> **Written task**
Leave out any pictures and transcribe all other data below exactly.

> **Raw data**
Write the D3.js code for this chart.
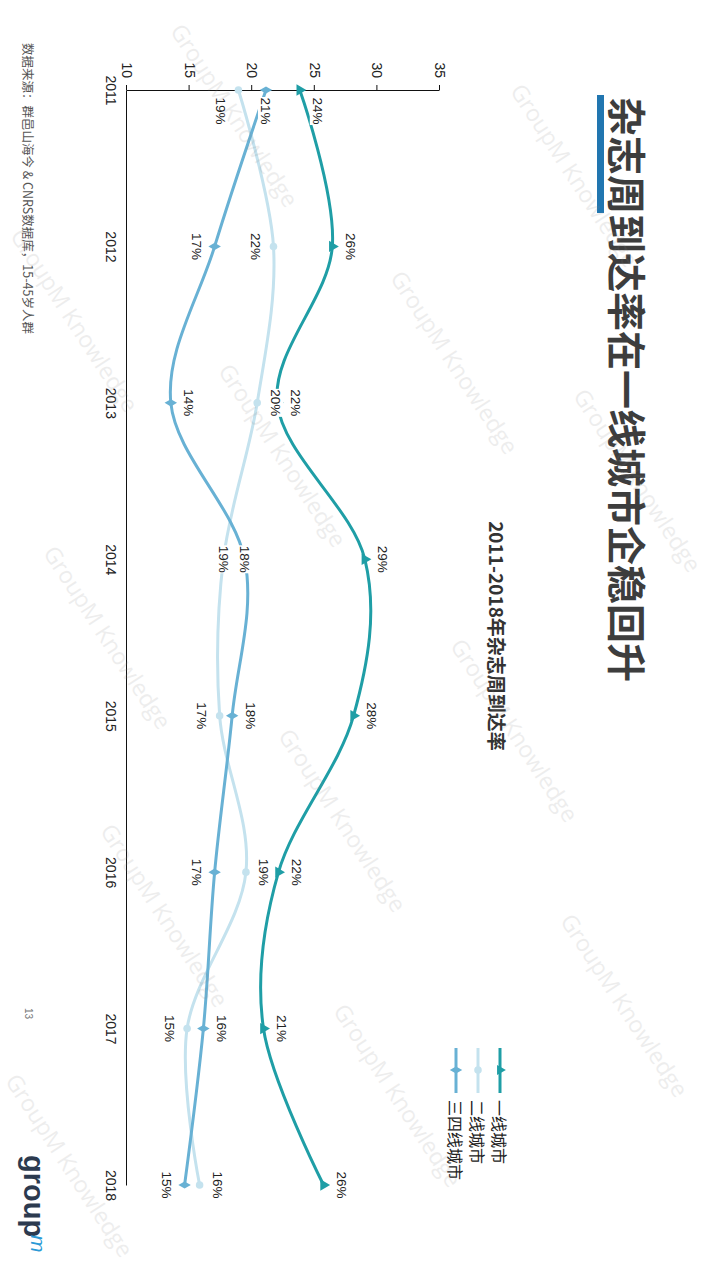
<!DOCTYPE html>
<html><head><meta charset="utf-8">
<script src="https://cdn.jsdelivr.net/npm/d3@7"></script>
<style>html,body{margin:0;padding:0;background:#fff;} svg{display:block}</style>
</head><body>
<svg id="chart" width="720" height="1280"></svg>
<script>
// ---- data ----
const years = ["2011","2012","2013","2014","2015","2016","2017","2018"];
const valueTicks = [10,15,20,25,30,35];
const seriesNames = ["一线城市","二线城市","三四线城市"];
const tier1 = [23.8, 26.4, 22.0, 29.0, 28.1, 22.1, 20.9, 25.7];
const tier2 = [18.9, 21.7, 20.4, 17.7, 17.4, 19.5, 14.8, 15.8];
const tier34 = [21.1, 17.0, 13.5, 19.4, 18.4, 17.0, 16.1, 14.6];
const tier1Labels = ["24%","26%","22%","29%","28%","22%","21%","26%"];
const tier2Labels = ["19%","22%","20%","19%","17%","19%","15%","16%"];
const tier34Labels = ["21%","17%","14%","18%","18%","17%","16%","15%"];
// label side: 1 = above point, -1 = below, 0 = on point
const tier1Side = [1,1,1,1,1,1,1,1];
const tier2Side = [-1,-1,1,0,-1,1,-1,1];
const tier34Side = [0,-1,1,0,1,-1,1,-1];
const titleText = "杂志周到达率在一线城市企稳回升";
const subtitleText = "2011-2018年杂志周到达率";
const sourceText = "数据来源：群邑山海今 & CNRS数据库，15-45岁人群";
const pageNum = "13";
const watermark = "GroupM Knowledge";

// ---- drawing ----
const CJK = '"Noto Sans CJK SC","Noto Sans",sans-serif';
const LAT = '"Liberation Sans",Arial,sans-serif';
const svg = d3.select("#chart");
svg.append("rect").attr("width",720).attr("height",1280).attr("fill","#fff");
// the slide is landscape, rotated 90deg clockwise
const g = svg.append("g").attr("transform","translate(720,0) rotate(90)");

const x = d3.scalePoint().domain(years).range([90,1185]);
const y = d3.scaleLinear().domain([10,35]).range([593,280]);

const series = [
  {name:seriesNames[0], values:tier1, labels:tier1Labels, side:tier1Side, color:"#1f9ea6", sym:d3.symbolTriangle},
  {name:seriesNames[1], values:tier2, labels:tier2Labels, side:tier2Side, color:"#c4e2ee", sym:d3.symbolCircle},
  {name:seriesNames[2], values:tier34, labels:tier34Labels, side:tier34Side, color:"#68b1d4", sym:d3.symbolDiamond}
];

// watermark centres (slide coordinates)
const wm = [[115,485],[175,145],[362,265],[455,437],[637,612],[730,205],[480,82],[820,377],[915,555],[1005,95],[1095,322],[1165,650],[320,645]];

// title
g.append("rect").attr("x",95).attr("y",116).attr("width",118).attr("height",7).attr("fill","#2176b0");
g.append("text").attr("x",97).attr("y",91).attr("dominant-baseline","central")
  .attr("font-family",CJK).attr("font-weight",700).attr("font-size",39).attr("fill","#3d3d3d").text(titleText);
g.append("text").attr("x",636).attr("y",223).attr("text-anchor","middle").attr("dominant-baseline","central")
  .attr("font-family",CJK).attr("font-weight",700).attr("font-size",19).attr("fill","#333").text(subtitleText);

// axes
const ya = g.append("g").attr("transform","translate(90,0)")
  .call(d3.axisLeft(y).tickValues(valueTicks).tickSize(5).tickSizeOuter(0).tickPadding(7));
const xa = g.append("g").attr("transform","translate(0,593)")
  .call(d3.axisBottom(x).tickSize(0).tickSizeOuter(0).tickPadding(11));
[ya,xa].forEach(a=>{
  a.selectAll("text").attr("font-family",LAT).attr("font-size",14).attr("fill","#222");
  a.selectAll("path,line").attr("stroke","#111").attr("stroke-width",1);
});

// lines
const line = d3.line().x((d,i)=>x(years[i])).y(d=>y(d)).curve(d3.curveCardinal.tension(0));
series.forEach(s=>{
  g.append("path").attr("d",line(s.values)).attr("fill","none")
    .attr("stroke",s.color).attr("stroke-width",3).attr("stroke-linecap","round");
});
series.forEach(s=>{
  g.selectAll(null).data(s.values).enter().append("path")
    .attr("d",d3.symbol().type(s.sym).size(s.sym===d3.symbolTriangle?55:45))
    .attr("transform",(d,i)=>`translate(${x(years[i])},${y(d)})`)
    .attr("fill",s.color);
});
// data labels
series.forEach(s=>{
  s.values.forEach((v,i)=>{
    const lx = x(years[i]) + (i===0?21:0);
    const ly = y(v) - s.side[i]*18;
    const lg = g.append("g").attr("transform",`translate(${lx},${ly})`);
    lg.append("rect").attr("x",-14).attr("y",-8).attr("width",28).attr("height",16).attr("fill","#fff");
    lg.append("text").attr("text-anchor","middle").attr("dominant-baseline","central")
      .attr("font-family",LAT).attr("font-size",13.5).attr("fill","#222").text(s.labels[i]);
  });
});

// legend
const legY = d3.scalePoint().domain(seriesNames).range([220,264]);
series.forEach(s=>{
  const ly = legY(s.name);
  g.append("line").attr("x1",1048).attr("x2",1093).attr("y1",ly).attr("y2",ly)
    .attr("stroke",s.color).attr("stroke-width",3);
  g.append("path").attr("d",d3.symbol().type(s.sym).size(45)).attr("transform",`translate(1070,${ly})`).attr("fill",s.color);
  g.append("text").attr("x",1100).attr("y",ly).attr("dominant-baseline","central")
    .attr("font-family",CJK).attr("font-size",16).attr("fill","#222").text(s.name);
});

// footer
g.append("text").attr("x",43).attr("y",692).attr("dominant-baseline","central")
  .attr("font-family",CJK).attr("font-size",12.5).attr("fill","#555").text(sourceText);
g.append("text").attr("x",1008).attr("y",692).attr("dominant-baseline","central")
  .attr("font-family",LAT).attr("font-size",10).attr("fill","#777").text(pageNum);
g.append("text").attr("x",1155).attr("y",696).attr("font-family",LAT).attr("font-weight",700)
  .attr("font-size",29).attr("fill","#2c3a4f").text("group");
g.append("text").attr("x",1235).attr("y",689).attr("font-family",LAT).attr("font-style","italic")
  .attr("font-size",21).attr("fill","#2b9ad6").text("m");

wm.forEach(([cx,cy])=>{
  g.append("text").attr("transform",`translate(${cx},${cy}) rotate(-33)`)
    .attr("text-anchor","middle").attr("dominant-baseline","central")
    .attr("font-family",'"Open Sans",sans-serif').attr("font-size",23)
    .attr("fill","#888").attr("opacity",0.14).text(watermark);
});
</script>
</body></html>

> **Result for this exercise**
Write the D3.js code for this chart.
<!DOCTYPE html>
<html><head><meta charset="utf-8">
<script src="https://cdn.jsdelivr.net/npm/d3@7"></script>
<style>html,body{margin:0;padding:0;background:#fff;} svg{display:block}</style>
</head><body>
<svg id="chart" width="720" height="1280"></svg>
<script>
// ---- data ----
const years = ["2011","2012","2013","2014","2015","2016","2017","2018"];
const valueTicks = [10,15,20,25,30,35];
const seriesNames = ["一线城市","二线城市","三四线城市"];
const tier1 = [23.8, 26.4, 22.0, 29.0, 28.1, 22.1, 20.9, 25.7];
const tier2 = [18.9, 21.7, 20.4, 17.7, 17.4, 19.5, 14.8, 15.8];
const tier34 = [21.1, 17.0, 13.5, 19.4, 18.4, 17.0, 16.1, 14.6];
const tier1Labels = ["24%","26%","22%","29%","28%","22%","21%","26%"];
const tier2Labels = ["19%","22%","20%","19%","17%","19%","15%","16%"];
const tier34Labels = ["21%","17%","14%","18%","18%","17%","16%","15%"];
// label side: 1 = above point, -1 = below, 0 = on point
const tier1Side = [1,1,1,1,1,1,1,1];
const tier2Side = [-1,-1,1,0,-1,1,-1,1];
const tier34Side = [0,-1,1,0,1,-1,1,-1];
const titleText = "杂志周到达率在一线城市企稳回升";
const subtitleText = "2011-2018年杂志周到达率";
const sourceText = "数据来源：群邑山海今 & CNRS数据库，15-45岁人群";
const pageNum = "13";
const watermark = "GroupM Knowledge";

// ---- drawing ----
const CJK = '"Noto Sans CJK SC","Noto Sans",sans-serif';
const LAT = '"Liberation Sans",Arial,sans-serif';
const svg = d3.select("#chart");
svg.append("rect").attr("width",720).attr("height",1280).attr("fill","#fff");
// the slide is landscape, rotated 90deg clockwise
const g = svg.append("g").attr("transform","translate(720,0) rotate(90)");

const x = d3.scalePoint().domain(years).range([90,1185]);
const y = d3.scaleLinear().domain([10,35]).range([593,280]);

const series = [
  {name:seriesNames[0], values:tier1, labels:tier1Labels, side:tier1Side, color:"#1f9ea6", sym:d3.symbolTriangle},
  {name:seriesNames[1], values:tier2, labels:tier2Labels, side:tier2Side, color:"#c4e2ee", sym:d3.symbolCircle},
  {name:seriesNames[2], values:tier34, labels:tier34Labels, side:tier34Side, color:"#68b1d4", sym:d3.symbolDiamond}
];

// watermark centres (slide coordinates)
const wm = [[115,485],[175,145],[362,265],[455,437],[637,612],[730,205],[480,82],[820,377],[915,555],[1005,95],[1095,322],[1165,650],[320,645]];

// title
g.append("rect").attr("x",95).attr("y",116).attr("width",118).attr("height",7).attr("fill","#2176b0");
g.append("text").attr("x",97).attr("y",91).attr("dominant-baseline","central")
  .attr("font-family",CJK).attr("font-weight",700).attr("font-size",39).attr("fill","#3d3d3d").text(titleText);
g.append("text").attr("x",636).attr("y",223).attr("text-anchor","middle").attr("dominant-baseline","central")
  .attr("font-family",CJK).attr("font-weight",700).attr("font-size",19).attr("fill","#333").text(subtitleText);

// axes
const ya = g.append("g").attr("transform","translate(90,0)")
  .call(d3.axisLeft(y).tickValues(valueTicks).tickSize(5).tickSizeOuter(0).tickPadding(7));
const xa = g.append("g").attr("transform","translate(0,593)")
  .call(d3.axisBottom(x).tickSize(0).tickSizeOuter(0).tickPadding(11));
[ya,xa].forEach(a=>{
  a.selectAll("text").attr("font-family",LAT).attr("font-size",14).attr("fill","#222");
  a.selectAll("path,line").attr("stroke","#111").attr("stroke-width",1);
});

// lines
const line = d3.line().x((d,i)=>x(years[i])).y(d=>y(d)).curve(d3.curveCardinal.tension(0));
series.forEach(s=>{
  g.append("path").attr("d",line(s.values)).attr("fill","none")
    .attr("stroke",s.color).attr("stroke-width",3).attr("stroke-linecap","round");
});
series.forEach(s=>{
  g.selectAll(null).data(s.values).enter().append("path")
    .attr("d",d3.symbol().type(s.sym).size(s.sym===d3.symbolTriangle?55:45))
    .attr("transform",(d,i)=>`translate(${x(years[i])},${y(d)})`)
    .attr("fill",s.color);
});
// data labels
series.forEach(s=>{
  s.values.forEach((v,i)=>{
    const lx = x(years[i]) + (i===0?21:0);
    const ly = y(v) - s.side[i]*18;
    const lg = g.append("g").attr("transform",`translate(${lx},${ly})`);
    lg.append("rect").attr("x",-14).attr("y",-8).attr("width",28).attr("height",16).attr("fill","#fff");
    lg.append("text").attr("text-anchor","middle").attr("dominant-baseline","central")
      .attr("font-family",LAT).attr("font-size",13.5).attr("fill","#222").text(s.labels[i]);
  });
});

// legend
const legY = d3.scalePoint().domain(seriesNames).range([220,264]);
series.forEach(s=>{
  const ly = legY(s.name);
  g.append("line").attr("x1",1048).attr("x2",1093).attr("y1",ly).attr("y2",ly)
    .attr("stroke",s.color).attr("stroke-width",3);
  g.append("path").attr("d",d3.symbol().type(s.sym).size(45)).attr("transform",`translate(1070,${ly})`).attr("fill",s.color);
  g.append("text").attr("x",1100).attr("y",ly).attr("dominant-baseline","central")
    .attr("font-family",CJK).attr("font-size",16).attr("fill","#222").text(s.name);
});

// footer
g.append("text").attr("x",43).attr("y",692).attr("dominant-baseline","central")
  .attr("font-family",CJK).attr("font-size",12.5).attr("fill","#555").text(sourceText);
g.append("text").attr("x",1008).attr("y",692).attr("dominant-baseline","central")
  .attr("font-family",LAT).attr("font-size",10).attr("fill","#777").text(pageNum);
g.append("text").attr("x",1155).attr("y",696).attr("font-family",LAT).attr("font-weight",700)
  .attr("font-size",29).attr("fill","#2c3a4f").text("group");
g.append("text").attr("x",1235).attr("y",689).attr("font-family",LAT).attr("font-style","italic")
  .attr("font-size",21).attr("fill","#2b9ad6").text("m");

wm.forEach(([cx,cy])=>{
  g.append("text").attr("transform",`translate(${cx},${cy}) rotate(-33)`)
    .attr("text-anchor","middle").attr("dominant-baseline","central")
    .attr("font-family",'"Open Sans",sans-serif').attr("font-size",23)
    .attr("fill","#888").attr("opacity",0.14).text(watermark);
});
</script>
</body></html>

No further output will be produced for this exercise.